■ What you are asked to do ■
Indicate only the number of lines in the listing below in which the word "with" appears.

■ Data section ■

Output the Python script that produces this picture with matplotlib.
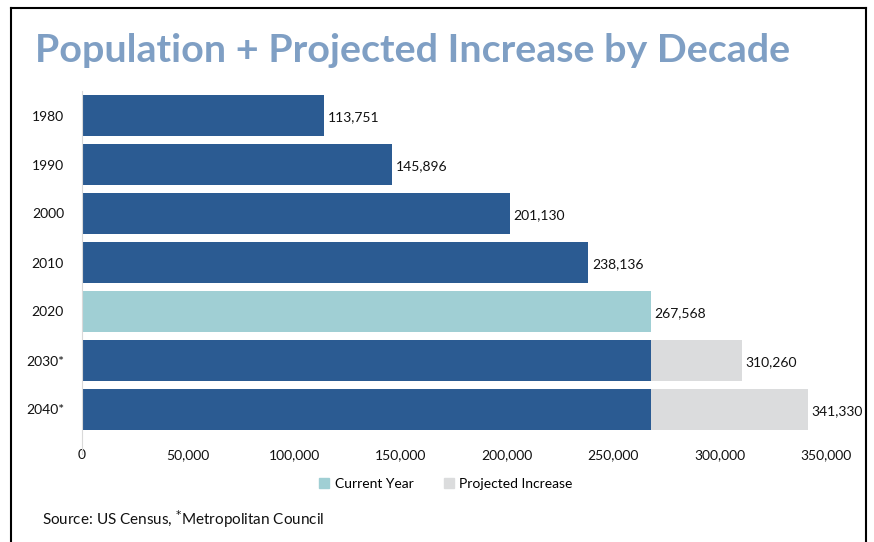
import matplotlib.pyplot as plt
from matplotlib.lines import Line2D
from matplotlib.patches import Patch

# population by decade (2030/2040 are projections)
years = ["1980", "1990", "2000", "2010", "2020", "2030*", "2040*"]
population = [113751, 145896, 201130, 238136, 267568, 310260, 341330]
current_year = "2020"
current_pop = 267568
xticks = [0, 50000, 100000, 150000, 200000, 250000, 300000, 350000]

DARK = "#2b5b92"
TEAL = "#a0cfd4"
GREY = "#dbdcdd"

plt.rcParams['font.family'] = ['Lato', 'DejaVu Sans']

fig = plt.figure(figsize=(8.74, 5.42), dpi=100)
ax = fig.add_axes([82 / 874, 1 - 434 / 542, 744 / 874, 343 / 542])

idx = years.index(current_year)
for i, (yr, val) in enumerate(zip(years, population)):
    if i < idx:
        ax.barh(i, val, height=0.82, color=DARK)
    elif i == idx:
        ax.barh(i, val, height=0.82, color=TEAL)
    else:
        ax.barh(i, current_pop, height=0.82, color=DARK)
        ax.barh(i, val - current_pop, left=current_pop, height=0.82, color=GREY)
    ax.text(val + 1800, i + 0.04, f"{val:,}", va="center", ha="left",
            fontsize=10, color="#111111")

ax.set_ylim(len(years) - 0.5, -0.5)
ax.set_xlim(0, 350000)
ax.set_yticks(range(len(years)))
ax.set_yticklabels(years, fontsize=10)
ax.set_xticks(xticks)
ax.set_xticklabels([f"{t:,}" for t in xticks], fontsize=10)
ax.tick_params(axis="both", length=0, colors="#111111")
ax.tick_params(axis="x", pad=11)
ax.tick_params(axis="y", pad=13)
for s in ["top", "right", "bottom"]:
    ax.spines[s].set_visible(False)
ax.spines["left"].set_color("#d9d9d9")
ax.spines["left"].set_bounds(-0.5, len(years) - 0.1)

fig.text(35 / 874, 1 - 50 / 542, "Population + Projected Increase by Decade",
         fontsize=28.4, fontweight="bold", color="#7f9fc4", va="center", ha="left")

handles = [Patch(color=TEAL, label="Current Year"),
           Patch(color=GREY, label="Projected Increase")]
fig.legend(handles=handles, loc="center", bbox_to_anchor=(446 / 874, 1 - 484 / 542),
           ncol=2, frameon=False, fontsize=10, handlelength=0.7, handleheight=0.7,
           handletextpad=0.4, columnspacing=2.2)

fig.text(42 / 874, 1 - 519 / 542, "Source: US Census, $^{*}$Metropolitan Council",
         fontsize=11, color="#111111", va="center", ha="left")

# frame around the graphic
for xs, ys in [([11, 11], [8, 542]), ([11, 866], [8, 8]), ([866, 866], [8, 542])]:
    fig.add_artist(Line2D([x / 874 for x in xs], [1 - y / 542 for y in ys],
                          color="black", lw=1.5, transform=fig.transFigure))

fig.savefig("out.png", dpi=100)
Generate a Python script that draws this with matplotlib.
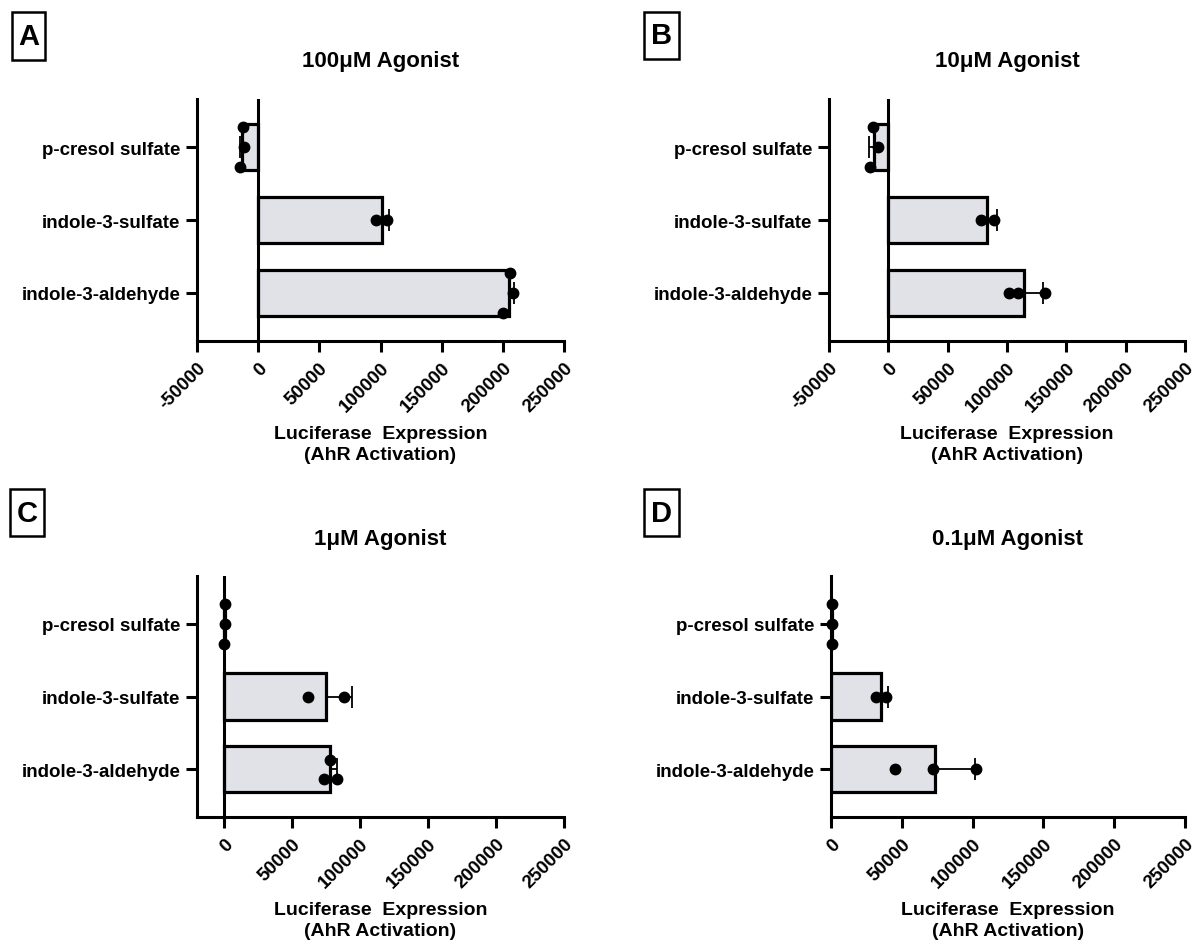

■ Exercise result ■
2